Re: Odysseus an Telemach
Ὑλβάτης schrieb am 15.08.2010 um 17:12 Uhr (Zitieren)
Wenn sich Brodsky in einer Exilsituation befindet und aus ihr heraus schreibt, wie Odysseus aus seiner schreiben könnte ... wie kann man dann Telemach und seine Träume "deuten"? Oder sollte man das nicht?

Es gibt eine Andeutung an Kirke ("das Grunzen von Schweinen") - an eine Frau, die Männer in Schweine verwandelt. Neben der Ödipus-Komplex-Thematik, die das schwierige Verhältnis zwischen Männern enthält, erscheint so noch eine Männerthematik: Der Mann, das Schwein. :-)

Aus Wikipedia kann ich nichts Tiefgründiges über Brodsky erfahren - gibt es da mehr?
Re: Odysseus an Telemach
Γραικίσκος schrieb am 15.08.2010 um 17:22 Uhr (Zitieren)
Hat Brodsky einen Sohn in der UdSSR zurückgelassen? Ich weiß es nicht. - Nun werde ich mich den Vorbereitungen einer Reise zuwenden.
Re: Odysseus an Telemach
Ὑλβάτης schrieb am 15.08.2010 um 18:12 Uhr (Zitieren)
Oh, eine Reise. Ich komme gerade aus Bayern (Freunde und Verwandte). In zehn Tagen bin ich in Frankreich.
Gute Reise, Γραικίσκος.

Ach, wir haben noch Poseidon - denjenigen, der für das Exil verantwortlich ist, vielleicht. Bei Ovid erscheint Augustus als Iuppiter.

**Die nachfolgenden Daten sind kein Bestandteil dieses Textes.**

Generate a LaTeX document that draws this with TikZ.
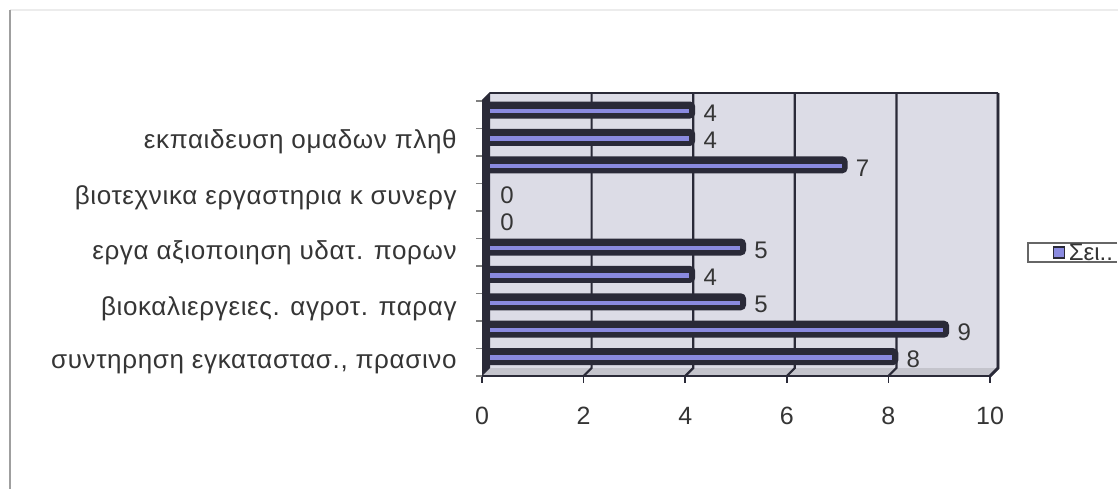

Ich hatte zwar biographisch gedacht, aber nicht so eng. Telemach, der Sohn, der bewahrt wurde, der zurückblieb - könnte der "das russische Volk" sein, wenn der Dichter ins Exil geht? Die Leserschaft, die ihren Dichter nicht hassen wird, weil er nicht mit ihm aufwächst?
Für manche Deutungen müsste man aber mehr über biographische Dinge und vor allem über das dichterische Selbstverständnis wissen. Bei der biographischen Deutung muss man vor allem vorsichtig sein.

Nochmals, gute Reise. (Ich hoffe, kein Exil! :))
Re: Odysseus an Telemach
Γραικίσκος schrieb am 15.08.2010 um 18:22 Uhr (Zitieren)
Nein, kein Exil, soweit ist es noch nicht. Vielleicht erleben wir aber auch das noch eines Tages, wenn die bürgerkriegsähnlichen Zustände, die sich in Frankreich ankündigen (Grenoble!), sich ausweiten sollten.
"Hier wo das Schwein König ist / Hass über die Kinder von Jeanne d'Arc / hoch und kurz werden wir sie aufhängen."